Светлый фон
Чтобы подбодрить тебя, я принес конфеты, такие же, как те, что тебе дарил Келлер. Странное сочетание — шоколад с перцем. Сахар вреден, от него толстеют, хотя тебя не беспокоят лишние килограммы, ты себе вбила в голову, будто полнота чувственна, но предупреждаю тебя, что к сорока годам это попросту обернется тучностью. Сейчас лишние килограммы тебе идут. Ты очень красивая. Не удивляюсь, что мужчины теряют голову из-за тебя, Индиана; однако красота — не дар, как в волшебных сказках, она — проклятие, вспомни миф о Елене Троянской, из-за которой развязалась между греками жестокая война. Почти всегда проклятие оборачивается против самой красавицы, как это было с Мэрилин Монро, самим воплощением женственности: она впала в депрессию, пристрастилась к наркотикам, умерла, всеми покинутая, и труп ее обнаружили только через три дня. Я об этом многое знаю, роковые женщины меня чаруют и отталкивают, влекут и устрашают, как рептилии. Ты так привыкла привлекать внимание, быть обожаемой, желанной, что даже и не замечаешь страданий, причиняемых тобой. Такие кокетки, как ты, разгуливают по миру, провоцируя, соблазняя, мучая людей, без малейшего чувства ответственности или чести. Нет ничего ужаснее отвергнутой любви, это я тебе говорю по собственному опыту: жестокая пытка, медленная смерть. Подумай, к примеру, о Гэри Брунсвике, этом добром человеке, который предлагал тебе бескорыстное чувство, или о Райане Миллере, которого ты отринула, как негодный хлам, что уж говорить об Алане Келлере, который умер из-за тебя. Это неправильно. Ты должна поплатиться за это, Индиана. В эти дни я внимательно изучал тебя, сначала твой характер, но больше всего — тело, теперь я знаю его во всех подробностях, от шрама на ягодице до складок вульвы. Я даже родинки все пересчитал.

 

Ли Гэлеспи провел в доме Константе два года, пока во время медицинского осмотра на теле мальчика не обнаружили ожоги от сигарет. Хотя Гэлеспи и отказывался говорить, откуда они взялись, Анжелика Ларсон заключила, что с помощью такого воспитательного метода супруги Константе отучали мальчика мочиться в постель, и забрала ребенка, но ей не удалось добиться того, чтобы эту чету лишили лицензии. Чуть позже Гэлеспи отправили на год в «Бойз Кэмп» в Аризоне. Анжелика Ларсон умоляла судью Рэйчел Розен пересмотреть решение: эта колония с полувоенной дисциплиной, известная жестокостью нравов, менее всего подходила для такого ранимого и забитого ребенка, как Гэлеспи, но Розен к ее доводам осталась глуха.
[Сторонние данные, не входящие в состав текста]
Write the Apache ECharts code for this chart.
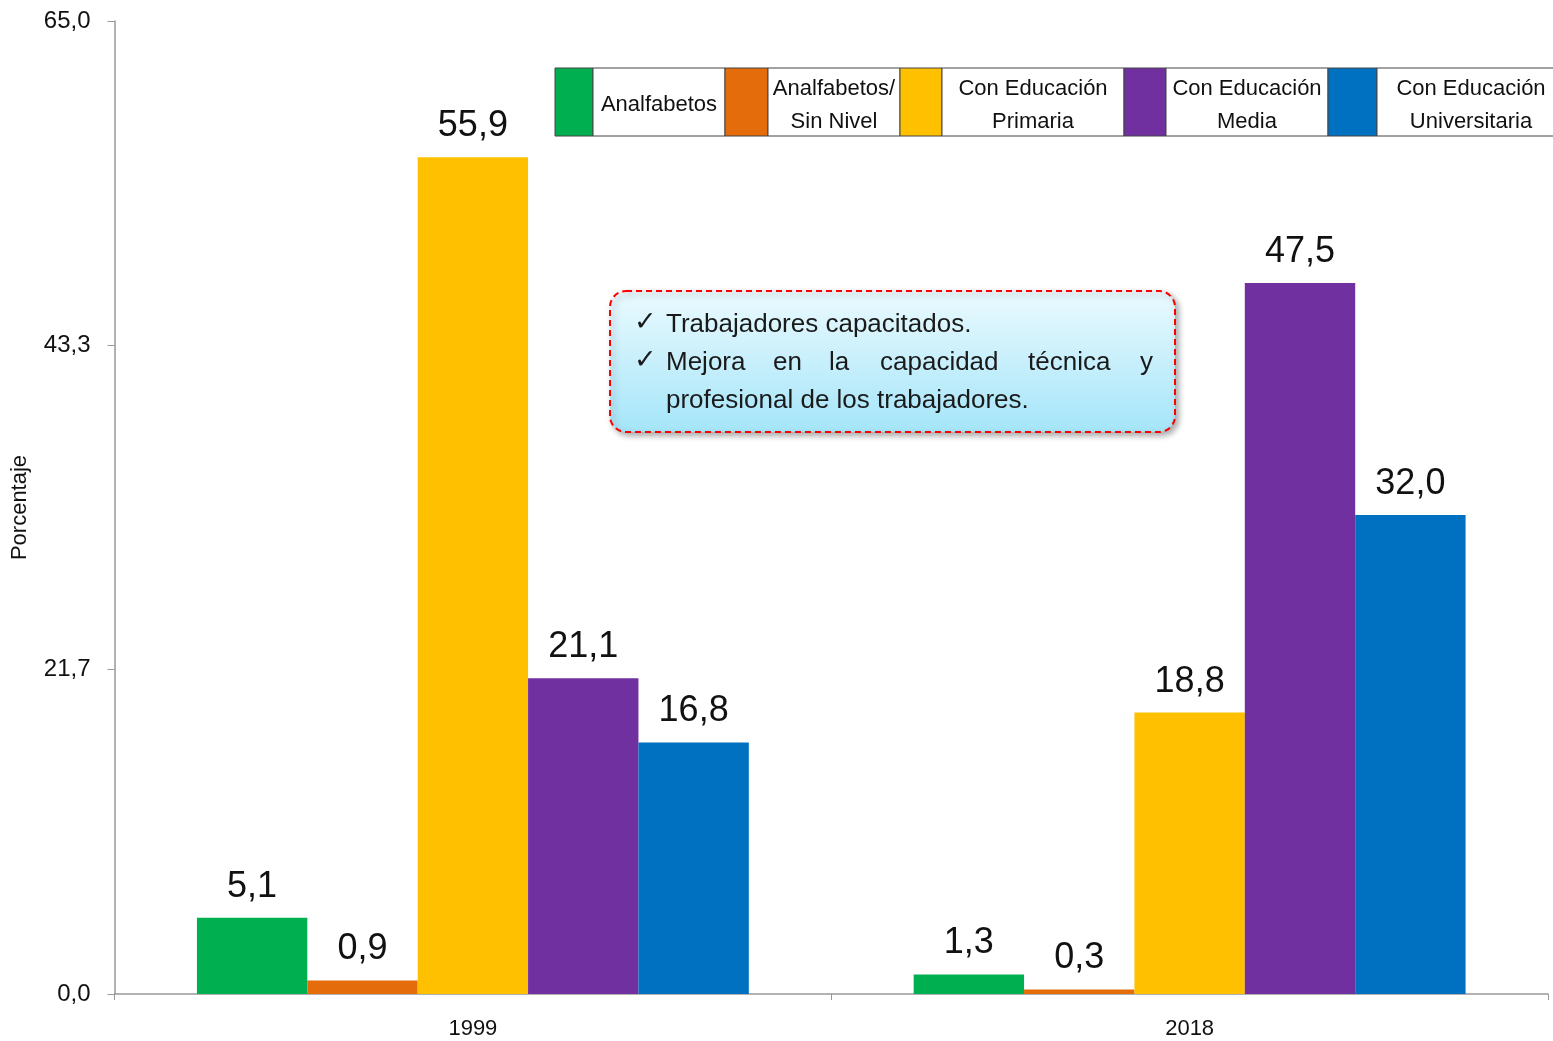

Видя, что редкие письма, какие она получала от мальчика, были подвергнуты цензуре, слова и фразы вычеркнуты черным фломастером, сотрудница социальной службы решила поехать в Аризону и навестить его. В «Бойз Кэмп» посещения не допускались, но ей удалось получить разрешение от суда. Ли выглядел бледным, худым, отрешенным; руки и ноги его были покрыты ссадинами и порезами, что, по мнению надзирателя, бывшего солдата по имени Эд Стейтон, было в порядке вещей: мальчики занимаются спортом на свежем воздухе, а кроме того, Ли дерется с товарищами, которые его не любят за то, что он — ябеда и плакса, настоящая девчонка. «Но не будь я Эд Стейтон, если не сделаю из него мужчину», — заявил надзиратель. Анжелика потребовала, чтобы ее оставили наедине с Ли, но так и не смогла ничего от него добиться, на все вопросы мальчик отвечал как автомат, что у него нет жалоб. Она расспросила школьную медсестру, толстую противную тетку, от которой узнала, что Гэлеспи объявлял голодовку, не он первый откалывал такие номера, но моментально пошел на попятный, уразумев, как это противно, когда тебя кормят силой, через трубку, вставленную в горло. В своем отчете Ларсон написала, что Ли Гэлеспи находится в плачевном состоянии, «похож на зомби», и рекомендовала немедленно перевести его из «Бойз Кэмп». Рэйчел Розен снова не вняла ее просьбе, тогда Анжелика лично от себя написала жалобу на Эда Стейтона, которая тоже ничему не послужила. Ли Гэлеспи полностью отбыл свое наказание: год в аду.